What kind of solution will work in my environment?

Note, if you aren’t already familiar with what HPC is or how some businesses are using it today, you might find the articles in Basic Training helpful.

For more on what the hardware elements of an HPC cluster are, see the articles in HPC 101.

The process of deciding what kind of HPC solution makes the most sense for your business starts with knowing what problem you are trying to solve, and then identifying the applications that will help you solve that problem. Knowing these two things will drive everything you do in HPC (if you haven’t already read Where does HPC Fit? you may find it helpful to read that article now).

Get started slow by borrowing time

One of the latest options to hit the street for companies wanting to adopt HPC in their business is actually an old idea made new: buying just the time you need on someone else’s computer.

Back when all computers — not just a few of the most powerful systems in the world — were room-sized monsters, almost no one could afford to have their own system. So the big companies like IBM rented time on systems that IBM kept at its headquarters to businesses that needed access. This trend has returned today with a new name, “cloud computing.”

The idea is the same: a company like Amazon, with its Elastic Compute Cloud, or Penguin Computing with its Penguin On Demand solution, or NewServers, buys, builds, and maintains a computer cluster for other people to use. Once you have an account you tell the company how many processors you need, and for how long, and then only pay for what you use. Need 16 processors for an hour next Thursday? Not a problem. With Amazon’s offering that could cost you as little as $1.60.

This option can be convenient, but it may not be right for you. You’ll need to work with your computing cycle provider to understand if the software application you need to run is available to you on their system, or if your license will permit you to run on their system. Also, if you are brand new to high performance computing, you may find that you want more hand holding than a company like Amazon is prepared to give you and so you’ll want to choose a provider who is able to work with you to meet your needs. But the good news is that once you have a workflow and know your way around the process, you’ll be able to pop in and out of your rented high performance computer as much (or little) as your business needs.

Lock, stock, and barrel

Another option is to work with a company to buy a turnkey solution, ready to plug in. All of the major computer manufacturers from Dell and IBM to SGI and Cray offer small clusters that are designed to run in your office right out of the box. No special power, no special cooling. Generally these systems are going to start around $10,000 for a relatively small but capable cluster. You’ll want to shop around a little to find a vendor who is willing to work with you in a way that you are comfortable with and who can provide the level of service you need. Computer manufacturer Cray, for example, offers a small deskside cluster that you can order with Windows or Linux pre-installed and ready to run your app. They also have a worldwide team of resellers and support specialists who can work with you from concept to installation and operation.

Do it yourself

At the other end of the spectrum is the do-it-yourself option. You can order the compute nodes (see here for an introduction to the elements of an HPC solution if you aren’t familiar with this terminology) from one vendor, the network from another, storage from a third, and installation an open source cluster kit yourself. Before there were commercial solutions for small clusters, this is how small research groups and universities did it in fact (back then they were called Beowulf clusters).
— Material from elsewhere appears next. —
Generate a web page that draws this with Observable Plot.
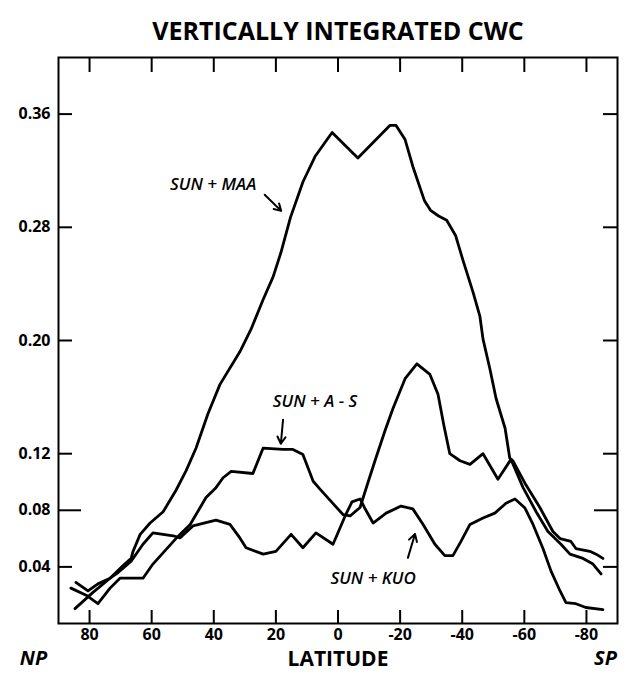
<!DOCTYPE html>
<html><head><meta charset="utf-8">
<script src="https://cdn.jsdelivr.net/npm/d3@7"></script>
<script src="https://cdn.jsdelivr.net/npm/@observablehq/plot@0.6"></script>
<style>body{margin:0;background:#fff}</style>
</head><body><div id="chart"></div>
<script>
// SUN + MAA
const maaLat = [84.7,78.9,73.4,69.2,66.6,66.0,63.7,60.5,56.3,52.2,48.9,45.7,41.9,38.0,31.6,28.0,24.1,20.9,18.4,15.3,11.3,7.4,1.9,-6.4,-16.7,-18.7,-21.6,-24.1,-27.8,-29.8,-32.4,-35.0,-37.9,-40.2,-43.5,-45.7,-46.7,-48.9,-50.9,-53.8,-55.3,-56.3,-60.5,-65.0,-69.2,-71.5,-75.0,-76.6,-81.1,-83.1,-85.3];
const maaVal = [0.0105,0.022,0.032,0.041,0.046,0.051,0.063,0.071,0.079,0.094,0.108,0.124,0.148,0.169,0.192,0.208,0.229,0.245,0.262,0.287,0.312,0.330,0.347,0.329,0.352,0.352,0.342,0.323,0.299,0.292,0.288,0.285,0.274,0.257,0.234,0.217,0.201,0.180,0.159,0.138,0.117,0.115,0.098,0.082,0.065,0.060,0.058,0.053,0.051,0.049,0.046];
// SUN + A - S
const asLat = [86.0,81.1,77.3,73.4,70.2,68.6,62.8,59.6,52.2,47.6,42.5,39.3,37.0,34.4,27.4,24.1,17.7,14.5,11.3,8.0,5.8,-1.6,-3.9,-7.1,-9.7,-12.2,-15.1,-17.7,-21.6,-25.4,-29.6,-32.2,-34.1,-36.0,-39.3,-42.5,-46.7,-51.5,-55.7,-59.6,-63.8,-67.6,-71.8,-74.7,-78.9,-82.1,-84.7];
const asVal = [0.025,0.020,0.014,0.025,0.032,0.032,0.032,0.042,0.060,0.070,0.089,0.096,0.103,0.1075,0.106,0.124,0.123,0.123,0.1195,0.1005,0.095,0.077,0.076,0.082,0.100,0.117,0.136,0.152,0.173,0.1835,0.176,0.162,0.140,0.120,0.115,0.1125,0.120,0.102,0.116,0.096,0.079,0.065,0.056,0.049,0.046,0.042,0.035];
// SUN + KUO
const kuoLat = [84.4,80.5,77.3,73.4,70.8,66.6,62.8,59.6,53.1,50.9,46.7,39.3,34.8,31.6,29.6,24.1,20.0,15.1,11.3,7.1,1.6,-2.3,-4.5,-7.1,-8.5,-11.3,-15.5,-20.3,-24.1,-27.4,-31.2,-34.4,-37.0,-39.6,-42.5,-46.7,-50.5,-54.1,-57.0,-60.2,-62.8,-66.0,-68.6,-71.5,-73.4,-76.6,-79.8,-85.3];
const kuoVal = [0.029,0.023,0.028,0.032,0.036,0.044,0.056,0.064,0.062,0.0605,0.069,0.073,0.070,0.0605,0.0535,0.049,0.051,0.063,0.0535,0.064,0.056,0.076,0.086,0.088,0.082,0.071,0.078,0.083,0.081,0.070,0.056,0.048,0.048,0.058,0.070,0.0745,0.078,0.085,0.088,0.0816,0.070,0.053,0.037,0.023,0.0148,0.014,0.0113,0.0098];

const xTicks = [80,60,40,20,0,-20,-40,-60,-80];
const yTicks = [0.04,0.08,0.12,0.20,0.28,0.36];

const labels = [
  {text:"SUN + MAA", lat:40.2, val:0.310},
  {text:"SUN + A - S", lat:7.4, val:0.157},
  {text:"SUN + KUO", lat:-11.3, val:0.0316}
];
const arrows = [
  {lat1:23.6, val1:0.303, lat2:18.3, val2:0.2916},
  {lat1:17.7, val1:0.144, lat2:18.4, val2:0.127},
  {lat1:-22.5, val1:0.0464, lat2:-24.8, val2:0.0633}
];

const rows = [].concat(
  maaLat.map((lat,i)=>({series:"MAA", lat, val:maaVal[i]})),
  asLat.map((lat,i)=>({series:"AS", lat, val:asVal[i]})),
  kuoLat.map((lat,i)=>({series:"KUO", lat, val:kuoVal[i]}))
);

const W=632, H=679, mt=57, mb=56, ml=58, mr=15;
const innerH = H-mt-mb, innerW = W-ml-mr;
const font = "'Open Sans', sans-serif";
const shortY = yTicks.filter(d=>d!==0.08), longY = yTicks.filter(d=>d===0.08);

const chart = Plot.plot({
  width: W, height: H,
  marginTop: mt, marginBottom: mb, marginLeft: ml, marginRight: mr,
  x: {domain:[90,-90], axis:null},
  y: {domain:[0,0.40], axis:null},
  style: {fontFamily: font, background:"#fff", color:"#000"},
  marks: [
    Plot.frame({stroke:"#000", strokeWidth:2}),
    Plot.ruleX(xTicks, {x:d=>d, insetTop: innerH-13, stroke:"#000", strokeWidth:2}),
    Plot.ruleX(xTicks, {x:d=>d, insetBottom: innerH-15, stroke:"#000", strokeWidth:2}),
    Plot.ruleY(shortY, {y:d=>d, insetRight: innerW-14, stroke:"#000", strokeWidth:2}),
    Plot.ruleY(longY, {y:d=>d, insetRight: innerW-23, stroke:"#000", strokeWidth:2}),
    Plot.ruleY(shortY, {y:d=>d, insetLeft: innerW-14, stroke:"#000", strokeWidth:2}),
    Plot.ruleY(longY, {y:d=>d, insetLeft: innerW-23, stroke:"#000", strokeWidth:2}),
    Plot.text(xTicks, {x:d=>d, frameAnchor:"bottom", dy:16, text:d=>String(d), fontSize:16, fontWeight:"bold", fill:"#000"}),
    Plot.text(yTicks, {y:d=>d, frameAnchor:"left", dx:-8, textAnchor:"end", text:d=>d3.format(".2f")(d), fontSize:16, fontWeight:"bold", fill:"#000"}),
    Plot.line(rows, {x:"lat", y:"val", z:"series", stroke:"#000", strokeWidth:2.8, strokeLinejoin:"round", strokeLinecap:"round"}),
    Plot.arrow(arrows, {x1:"lat1", y1:"val1", x2:"lat2", y2:"val2", stroke:"#000", strokeWidth:2, headLength:9}),
    Plot.text(labels, {x:"lat", y:"val", text:"text", fontSize:17, fontStyle:"italic", fontWeight:600, fill:"#000"}),
    Plot.text(["VERTICALLY INTEGRATED CWC"], {frameAnchor:"top", dy:-35, text:d=>d, fontSize:25, fontWeight:"bold", fill:"#000"}),
    Plot.text(["LATITUDE"], {frameAnchor:"bottom", dy:42, text:d=>d, fontSize:21, fontWeight:"bold", fill:"#000"}),
    Plot.text(["NP"], {frameAnchor:"bottom-left", dx:-25, dy:41, textAnchor:"middle", text:d=>d, fontSize:20, fontWeight:"bold", fontStyle:"italic", fill:"#000"}),
    Plot.text(["SP"], {frameAnchor:"bottom-right", dx:-12, dy:41, textAnchor:"middle", text:d=>d, fontSize:20, fontWeight:"bold", fontStyle:"italic", fill:"#000"})
  ]
});
document.getElementById("chart").appendChild(chart);
</script>
</body></html>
But be warned: this road is not for the faint of heart. It can be fairly easy to assemble the hardware, install an open source cluster toolkit like Rocks or Oscar, and end up with something that runs. But you may also create a nightmare of dependencies for yourself that in the end will turn your cluster into a very large boat anchor hanging around your neck. And your business probably doesn’t need another anchor.

Although small HPC clusters are much less complex than their supercomputer cousins, there are still a lot of moving parts. Are you sure the operating system you downloaded from the Internet will support the particular hardware you have installed? And not just the processors: what about the memory, the interconnect, the disks, and the filesystems? What about your applications? Which version of MPI should you install? Heck, what is MPI?

Also, what about when you patch the operating system and the whole cluster just stops working? Are you prepared to spend days finding and solving the problem, or do you want to just pick up the phone and call someone?

If you decide to go it alone there are a lot of resources to help you on the internet, and buying at least some of the parts already put together that follow an industry convention (like the Intel Cluster Ready program) can help.